> Problem:
Include the line containing "0.000, 0.0045, 0.0063]" and all lines before it, repeated exactly from the listing below, without pictures.

> Dataset content:
★ ★ ★
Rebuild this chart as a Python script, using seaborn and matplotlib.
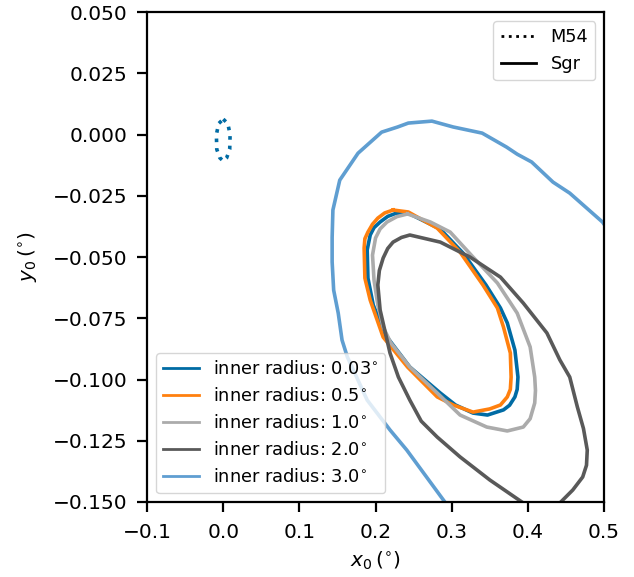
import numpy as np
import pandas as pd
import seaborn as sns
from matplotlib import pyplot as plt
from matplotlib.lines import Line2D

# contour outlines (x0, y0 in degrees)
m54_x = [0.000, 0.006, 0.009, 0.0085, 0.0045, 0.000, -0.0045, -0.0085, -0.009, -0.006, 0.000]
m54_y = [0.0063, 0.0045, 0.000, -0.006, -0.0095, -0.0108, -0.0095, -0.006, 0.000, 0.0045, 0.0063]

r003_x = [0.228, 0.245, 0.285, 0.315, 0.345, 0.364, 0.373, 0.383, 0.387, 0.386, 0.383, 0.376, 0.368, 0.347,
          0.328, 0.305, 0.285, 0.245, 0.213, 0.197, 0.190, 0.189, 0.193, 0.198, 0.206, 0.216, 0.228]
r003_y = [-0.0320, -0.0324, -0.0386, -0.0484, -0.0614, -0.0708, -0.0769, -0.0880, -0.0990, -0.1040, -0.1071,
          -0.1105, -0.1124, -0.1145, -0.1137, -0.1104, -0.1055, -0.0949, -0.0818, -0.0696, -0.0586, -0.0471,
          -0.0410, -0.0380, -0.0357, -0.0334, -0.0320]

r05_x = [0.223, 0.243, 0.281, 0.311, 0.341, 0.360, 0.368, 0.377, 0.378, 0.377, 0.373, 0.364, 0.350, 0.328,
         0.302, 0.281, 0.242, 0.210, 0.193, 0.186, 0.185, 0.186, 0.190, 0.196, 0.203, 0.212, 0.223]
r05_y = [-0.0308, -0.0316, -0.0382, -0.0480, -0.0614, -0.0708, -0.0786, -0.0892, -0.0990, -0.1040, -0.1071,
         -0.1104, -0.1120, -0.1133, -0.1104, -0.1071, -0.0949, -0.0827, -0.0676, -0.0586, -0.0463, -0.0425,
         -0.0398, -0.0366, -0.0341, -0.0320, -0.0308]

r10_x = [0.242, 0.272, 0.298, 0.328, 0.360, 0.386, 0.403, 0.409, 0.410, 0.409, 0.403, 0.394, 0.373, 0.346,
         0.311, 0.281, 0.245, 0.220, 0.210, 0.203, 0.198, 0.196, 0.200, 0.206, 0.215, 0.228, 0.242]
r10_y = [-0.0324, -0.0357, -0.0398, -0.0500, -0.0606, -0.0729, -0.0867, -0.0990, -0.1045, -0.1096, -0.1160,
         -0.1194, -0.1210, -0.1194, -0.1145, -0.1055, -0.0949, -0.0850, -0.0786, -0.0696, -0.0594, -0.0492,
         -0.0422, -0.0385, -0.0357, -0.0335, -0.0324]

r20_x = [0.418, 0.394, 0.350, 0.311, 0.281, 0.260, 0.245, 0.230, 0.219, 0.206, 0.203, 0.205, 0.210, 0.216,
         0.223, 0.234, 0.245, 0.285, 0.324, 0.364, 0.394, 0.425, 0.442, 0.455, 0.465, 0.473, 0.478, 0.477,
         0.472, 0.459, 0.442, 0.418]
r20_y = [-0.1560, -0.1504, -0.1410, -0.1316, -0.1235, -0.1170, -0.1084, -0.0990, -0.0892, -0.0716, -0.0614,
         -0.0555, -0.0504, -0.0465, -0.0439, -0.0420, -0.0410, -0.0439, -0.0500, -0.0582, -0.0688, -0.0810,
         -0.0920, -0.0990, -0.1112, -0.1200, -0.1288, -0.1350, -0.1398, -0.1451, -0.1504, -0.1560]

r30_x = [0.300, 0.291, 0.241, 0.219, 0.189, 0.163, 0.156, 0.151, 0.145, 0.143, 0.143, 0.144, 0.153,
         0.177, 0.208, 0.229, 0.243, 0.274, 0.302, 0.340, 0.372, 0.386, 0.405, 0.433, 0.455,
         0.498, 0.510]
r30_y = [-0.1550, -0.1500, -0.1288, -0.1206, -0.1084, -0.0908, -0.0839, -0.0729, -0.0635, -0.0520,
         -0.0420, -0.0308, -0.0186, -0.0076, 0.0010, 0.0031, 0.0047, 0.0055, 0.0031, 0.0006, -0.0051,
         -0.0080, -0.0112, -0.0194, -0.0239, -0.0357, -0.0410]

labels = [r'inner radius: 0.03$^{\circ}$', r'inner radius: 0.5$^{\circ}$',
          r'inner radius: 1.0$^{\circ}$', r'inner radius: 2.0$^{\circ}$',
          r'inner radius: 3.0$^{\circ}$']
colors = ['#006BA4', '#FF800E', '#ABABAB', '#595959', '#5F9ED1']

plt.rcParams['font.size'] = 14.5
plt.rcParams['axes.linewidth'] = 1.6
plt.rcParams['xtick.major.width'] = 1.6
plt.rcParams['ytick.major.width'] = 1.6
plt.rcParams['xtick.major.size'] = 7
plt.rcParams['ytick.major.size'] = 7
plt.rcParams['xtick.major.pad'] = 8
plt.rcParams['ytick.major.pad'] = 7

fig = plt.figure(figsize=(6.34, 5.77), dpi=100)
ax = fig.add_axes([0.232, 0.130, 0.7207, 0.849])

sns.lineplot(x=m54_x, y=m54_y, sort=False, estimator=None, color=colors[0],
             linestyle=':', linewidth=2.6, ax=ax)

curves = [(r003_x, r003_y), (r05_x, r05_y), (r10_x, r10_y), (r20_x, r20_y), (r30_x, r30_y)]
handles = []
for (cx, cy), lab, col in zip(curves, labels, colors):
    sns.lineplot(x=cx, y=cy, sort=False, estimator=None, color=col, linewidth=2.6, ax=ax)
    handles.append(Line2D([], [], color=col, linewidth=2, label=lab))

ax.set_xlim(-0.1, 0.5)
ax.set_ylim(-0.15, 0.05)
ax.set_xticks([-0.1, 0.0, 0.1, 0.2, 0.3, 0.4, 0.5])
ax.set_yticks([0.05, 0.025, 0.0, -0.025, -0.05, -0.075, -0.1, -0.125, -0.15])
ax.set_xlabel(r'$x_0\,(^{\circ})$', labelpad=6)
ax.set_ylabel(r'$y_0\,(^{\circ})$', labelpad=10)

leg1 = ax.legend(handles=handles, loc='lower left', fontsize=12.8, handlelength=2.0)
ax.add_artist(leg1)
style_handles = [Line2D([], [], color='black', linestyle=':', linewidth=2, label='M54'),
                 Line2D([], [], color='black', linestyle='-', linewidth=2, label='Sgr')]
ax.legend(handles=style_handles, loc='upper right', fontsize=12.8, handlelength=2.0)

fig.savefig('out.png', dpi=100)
★ ★ ★
> Answer to this task:
Rebuild this chart as a Python script, using seaborn and matplotlib.
import numpy as np
import pandas as pd
import seaborn as sns
from matplotlib import pyplot as plt
from matplotlib.lines import Line2D

# contour outlines (x0, y0 in degrees)
m54_x = [0.000, 0.006, 0.009, 0.0085, 0.0045, 0.000, -0.0045, -0.0085, -0.009, -0.006, 0.000]
m54_y = [0.0063, 0.0045, 0.000, -0.006, -0.0095, -0.0108, -0.0095, -0.006, 0.000, 0.0045, 0.0063]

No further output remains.